The real standout to me was Sammi Hanratty as Rachel’s new deviously passive-aggressive best friend whether she wants her to be or not, Michelle. Cheery, pushy, overly friendly one moment and seething with hostility the next, displaying a morbid fascination with death and the pain inflicted upon others, blackmailing Rachel into hanging out with her, with an older sister who practically flees in terror whenever they end up in the same room, something just isn’t right with this young Michelle. Is she just a little unbalanced, a full-fledged sociopath in the making, or does that unfriendly apparition of Michelle’s deceased sister that keeps appearing indicate a greater evil within? Whatever the reason, when your new best friend gets mad at a girl on a bicycle and hands you some barb wire, expecting you to hold up your end of a neck-high clothesline, it’s definitely time to get some new friends and perhaps maybe call the cops.
What makes the performances of Ford and Hanratty most impressive is that one or both of them are in almost every scene. Aside from Lori Heuring (The In Crowd, 8MM 2) as the schoolteacher who takes special interest in Rachel and becomes increasingly frustrated by Michelle’s behavior, particularly when it comes to matters of her own baby brother who vanished years earlier, the focus is on the two little girls, and the adults are supporting characters. Within rests on their shoulders, and they prove up the task of carrying a film. So if you’re a member of the cast of Twilight, take note that you all just got out-acted by two pre-teen girls in a Lifetime Network movie.
While I personally didn’t find Within all that scary, I appreciated that Hanelle Culpepper directed the movie with that slow burn vibe reminiscent of those moody made-for-television supernatural chillers from the Seventies, many of which still hold up today. Within is more effective when it just lets the tension build and isn’t going for quick jolts like so many modern horror flicks. The negative trade-off to this being that the movie is so patient in setting things up that when the payoffs do come, there’s a rushed nature to it all. The second half is a bit jumpy and feels needlessly hurried at times. Kind of makes me wonder if Lifetime trimmed some scenes to fit it into the TV time slot.
I did find it a bit hard to believe nobody else picked up on Michelle’s wickedness because she’s not always subtle about it.
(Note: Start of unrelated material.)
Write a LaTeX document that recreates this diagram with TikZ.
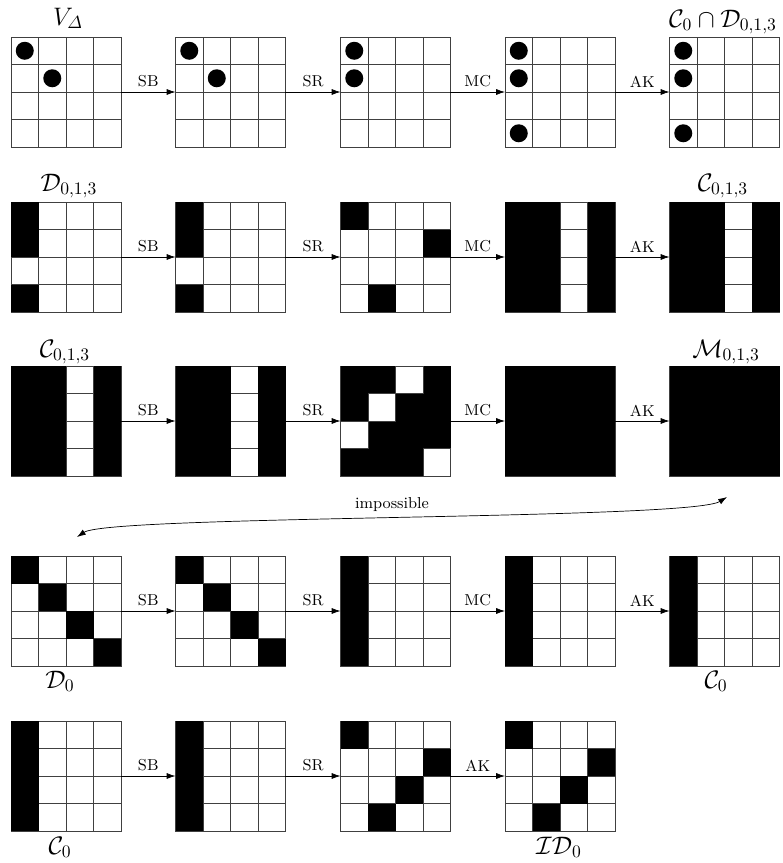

One would also think a father showing up at his daughter’s elementary school to take her out of class and all but dragging this screaming little girl out of the classroom in a fit of rage, horrifying her classmates in the process, would set off major alarm bells with the teacher and lead to a visit from Social Services.
On the plus side the stage is set for a potential romance between Rachel’s widower father and her recently divorced schoolteacher, a romance the movie does not waste time developing.
In a loopy sort of way you could almost look at Within as the Lifetime Network equivalent of one of those Syfy channel “versus” movies. What we have here is essentially The Sixth Sense vs. The Bad Seed. This could possibly lead to a whole new trend in Lifetime Network original filmdom following in Syfy’s footsteps. Perhaps next we’ll get the Lifetime Network original movies Breast Cancer vs. Eating Disorder or Mega Adulterer vs. Super Wife Beater.